PROS can put more effort into lowering the bar the same way the bar is for VEXCode
I don’t want to sound defensive here but a ton of effort goes into making the VSCode extension more user accessible especially for newer users. You can ask anybody who worked on making the extension recognize doxygen comments or trying to have it pull from our docs.
When PROS 4 was being developed, being more beginner accessible was also a criteria I emphasized to the team (even having been critisized for it).
While I understand that there’s a part of the VEX community that likes to gatekeep around PROS usage as an “ultimate form of programming” (hyperbolizing here obviously), we’re still not going to be the classroom accessible plug and play super-platform that anybody can use with little to no C++. There’s a balance and niche that we fill, and it’s the same with VEXCode as well.
Besides, templates can go either way depending on how the author designs them :P.
At the end of the day, PROS is a programming platform for kids made by slightly older kids who want to give back to the platform they used through their years in VEX. I don’t think it’s that deep.
I am essentially the reason 2775V and JAR-Template use Vexcode instead of PROS, but not for any of the reasons Connor gave.
I just prefer the official-ness of Vexcode; it’s the same reason I use Windows over Linux.
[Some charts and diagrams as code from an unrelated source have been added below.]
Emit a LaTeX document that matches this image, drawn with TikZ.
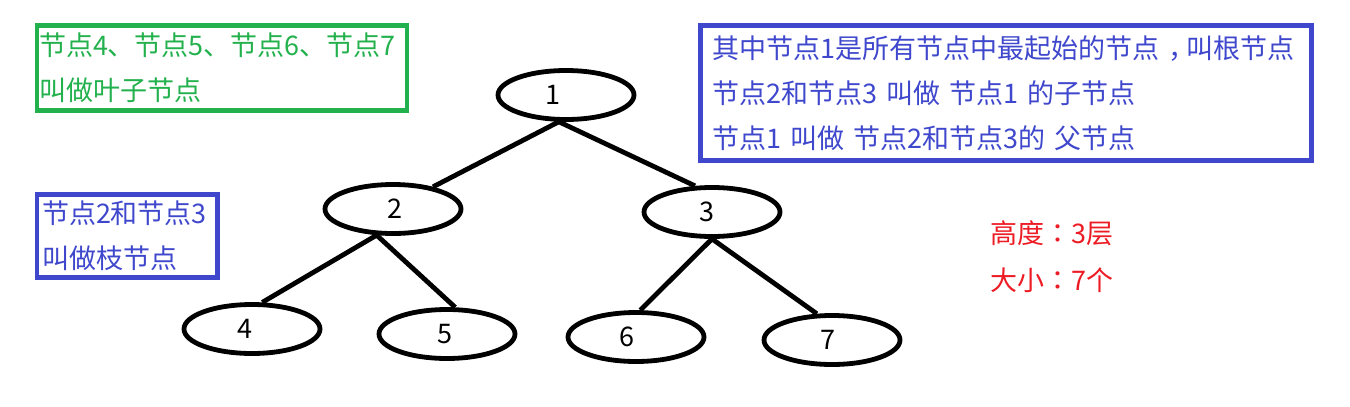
\documentclass[tikz,border=0pt]{standalone}
\usepackage{fontspec}
\setmainfont{Noto Sans CJK SC}
\newfontfamily\tcpunct{Noto Sans CJK TC}
\usetikzlibrary{shapes.geometric}
\definecolor{pgreen}{RGB}{34,177,76}
\definecolor{pblue}{RGB}{63,72,204}
\definecolor{pred}{RGB}{237,28,36}
\newcommand\shiftlab[2]{\makebox[0pt]{\kern#1\kern#1#2}}
\newcommand\midcomma{\makebox[1em][l]{\hspace{0.35em}，}}
\begin{document}
\begin{tikzpicture}[x=1pt,y=-1pt,
  tn/.style={ellipse,draw=black,line width=4.8pt,minimum width=136pt,minimum height=49pt,inner sep=0pt,font=\fontsize{27}{27}\selectfont},
  edge/.style={line width=4.8pt,black},
  note/.style={draw,line width=4.5pt,align=left,inner ysep=0pt,font=\fontsize{27}{45}\selectfont},
  plain/.style={align=left,inner sep=0pt,font=\fontsize{27}{47}\selectfont},
]
\useasboundingbox (0,0) rectangle (1350,407);

% tree nodes
\node[tn] (n1) at (566,95) {\shiftlab{-13pt}{1}};
\node[tn] (n2) at (393,209) {\shiftlab{2pt}{2}};
\node[tn] (n3) at (712,212) {\shiftlab{-5pt}{3}};
\node[tn] (n4) at (252,329) {\shiftlab{-7pt}{4}};
\node[tn] (n5) at (447,334) {\shiftlab{-2pt}{5}};
\node[tn] (n6) at (636,337) {\shiftlab{-9pt}{6}};
\node[tn] (n7) at (832,340) {\shiftlab{-4pt}{7}};

% connectors
\draw[edge] (n1.255) -- (n2.29);
\draw[edge] (n1.255) -- (n3.123);
\draw[edge] (n2.238) -- (n4.69);
\draw[edge] (n2.238) -- (n5.73);
\draw[edge] (n3.south) -- (n6.81);
\draw[edge] (n3.south) -- (n7.120);

% notes
\node[note,draw=pgreen,text=pgreen,minimum width=370pt,minimum height=85pt,
      text width=366pt,inner xsep=2pt] (leaf) at (222,68)
  {节点4、节点5、节点6、节点7\\叫做叶子节点};
\node[note,draw=pblue,text=pblue,minimum width=611pt,minimum height=135pt,
      text width=587pt,inner xsep=12pt] (root) at (1006,93)
  {其中节点1是所有节点中最起始的节点\midcomma 叫根节点\\节点2和节点3 叫做 节点1 的子节点\\节点1 叫做 节点2和节点3的 父节点};
\node[note,draw=pblue,text=pblue,minimum width=180.5pt,minimum height=83pt,
      text width=170pt,inner xsep=5.25pt] (branch) at (127,236)
  {节点2和节点3\\叫做枝节点};
\node[plain,text=pred,anchor=west] (size) at (990,256.5)
  {高度{\tcpunct ：}3层\\大小{\tcpunct ：}7个};
\end{tikzpicture}
\end{document}
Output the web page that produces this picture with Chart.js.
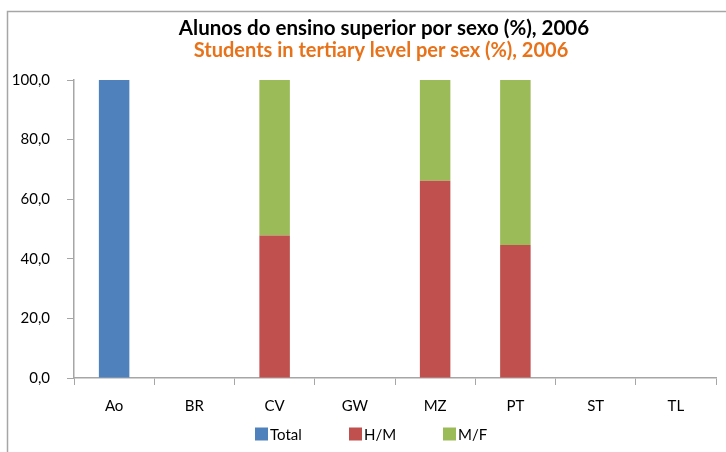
<!DOCTYPE html>
<html>
<head>
<meta charset="utf-8">
<script src="https://cdn.jsdelivr.net/npm/chart.js@4"></script>
<style>
  html, body { margin: 0; padding: 0; background: #fff; }
  #wrap { width: 726px; height: 452px; }
</style>
</head>
<body>
<div id="wrap"><canvas id="grafico" width="726" height="452"></canvas></div>
<script>
// categorias e valores (%)
const paises = ['Ao', 'BR', 'CV', 'GW', 'MZ', 'PT', 'ST', 'TL'];
const total = [100, null, null, null, null, null, null, null];
const homens = [null, null, 47.8, null, 66.2, 44.6, null, null];
const mulheres = [null, null, 52.2, null, 33.8, 55.4, null, null];
const marcasY = [0, 20, 40, 60, 80, 100];

const titulo = 'Alunos do ensino superior por sexo (%), 2006';
const subtitulo = 'Students in tertiary level per sex (%), 2006';

const CINZA = '#a6a6a6';
const FONTE = 'Lato, "Open Sans", sans-serif';

// moldura externa (só aparecem os lados esquerdo e superior)
const moldura = {
  id: 'moldura',
  beforeDraw(chart) {
    const c = chart.ctx;
    c.save();
    c.strokeStyle = CINZA;
    c.lineWidth = 1.5;
    c.beginPath();
    c.moveTo(7.5, chart.height + 5);
    c.lineTo(7.5, 11.5);
    c.lineTo(chart.width + 5, 11.5);
    c.stroke();
    c.restore();
  }
};

// título em duas linhas (português a preto, inglês a laranja)
const cabecalho = {
  id: 'cabecalho',
  afterDraw(chart) {
    const c = chart.ctx;
    c.save();
    c.textAlign = 'center';
    c.textBaseline = 'alphabetic';
    c.font = 'bold 20.5px ' + FONTE;
    c.fillStyle = '#000';
    c.fillText(titulo, 384, 35);
    c.font = 'bold 20px ' + FONTE;
    c.fillStyle = '#e8721a';
    c.fillText(subtitulo, 381, 57);
    c.restore();
  }
};

// legenda no rodapé, itens com largura fixa
const legenda = {
  id: 'legenda',
  afterDraw(chart) {
    const c = chart.ctx;
    const passo = 94;
    const x0 = 255;
    const y = 434;
    c.save();
    c.font = '15px ' + FONTE;
    c.textBaseline = 'middle';
    chart.data.datasets.forEach((ds, i) => {
      const x = x0 + i * passo;
      c.fillStyle = ds.backgroundColor;
      c.fillRect(x, y - 6.5, 13, 13);
      c.fillStyle = '#000';
      c.fillText(ds.label, x + 15, y + 1);
    });
    c.restore();
  }
};

new Chart(document.getElementById('grafico'), {
  type: 'bar',
  data: {
    labels: paises,
    datasets: [
      { label: 'Total', data: total, backgroundColor: '#4f81bd' },
      { label: 'H/M', data: homens, backgroundColor: '#c0504d' },
      { label: 'M/F', data: mulheres, backgroundColor: '#9bbb59' }
    ]
  },
  options: {
    responsive: false,
    animation: false,
    layout: { padding: { top: 80, right: 10, bottom: 0, left: 0 } },
    datasets: { bar: { categoryPercentage: 1, barPercentage: 0.38 } },
    plugins: {
      legend: { display: false },
      tooltip: { enabled: false }
    },
    scales: {
      x: {
        stacked: true,
        afterFit(scale) { scale.height = 74; },
        grid: { drawOnChartArea: false, color: CINZA, tickLength: 7, offset: true },
        border: { color: CINZA, width: 1.5 },
        ticks: { color: '#000', font: { family: FONTE, size: 15 }, padding: 12 }
      },
      y: {
        stacked: true,
        min: 0,
        max: 100,
        afterFit(scale) { scale.width = 74; },
        afterBuildTicks(scale) { scale.ticks = marcasY.map(v => ({ value: v })); },
        grid: { drawOnChartArea: false, color: CINZA, tickLength: 7 },
        border: { color: CINZA, width: 1.5 },
        ticks: {
          color: '#000',
          font: { family: FONTE, size: 15 },
          padding: 17,
          callback: v => v.toFixed(1).replace('.', ',')
        }
      }
    }
  },
  plugins: [moldura, cabecalho, legenda]
});
</script>
</body>
</html>
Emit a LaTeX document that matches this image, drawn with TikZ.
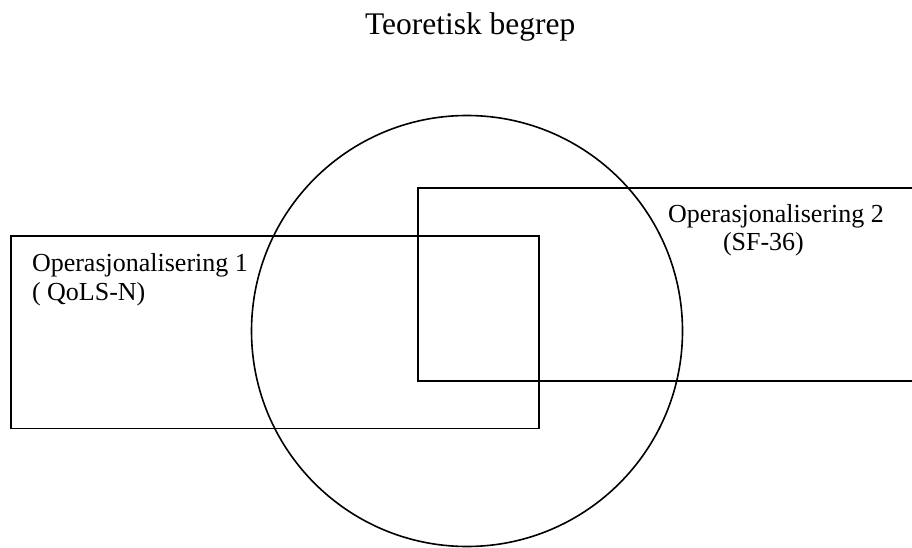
\documentclass[tikz,border=0pt]{standalone}
\usepackage{fontspec}
\setmainfont{Liberation Serif}
\begin{document}
\begin{tikzpicture}[x=1pt,y=-1pt,
  circline/.style={line width=1.6pt, black},
  rectline/.style={line width=1.8pt, black},
  lbl/.style={anchor=base west, inner sep=0pt, outer sep=0pt, font=\fontsize{26}{28}\selectfont},
  ttl/.style={anchor=base west, inner sep=0pt, outer sep=0pt, font=\fontsize{31.5}{34}\selectfont}]
\useasboundingbox (0,0) rectangle (912,548);
% shapes
\draw[circline] (467,331) circle (215.5pt);
\draw[rectline] (11,236) rectangle (539,428.5);
\draw[rectline] (914,188) -- (418,188) -- (418,381) -- (914,381);
% texts
\node[ttl] (title) at (365,34.5) {Teoretisk begrep};
\node[lbl] (op1) at (32,271.7) {Operasjonalisering 1};
\node[lbl] (op1b) at (32,300) {( QoLS-N)};
\node[lbl] (op2) at (668,222.5) {Operasjonalisering 2};
\node[lbl] (op2b) at (723,250) {(SF-36)};
\end{tikzpicture}
\end{document}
As an example, when vex released the V5 IMU in early 2020, we could use it immediately in Vexcode, but using it in PROS would have taken another month because the PROS team didn’t also manufacture the IMU like Vex did. I’m still a big fan of PROS, EZ, and the lem team.
@Connor if you’re genuinely interested in fixing the “lackluster” templates you’ve seen, join the LemLib/EZ/JAR team. The last thing any new team needs is another library to pick from.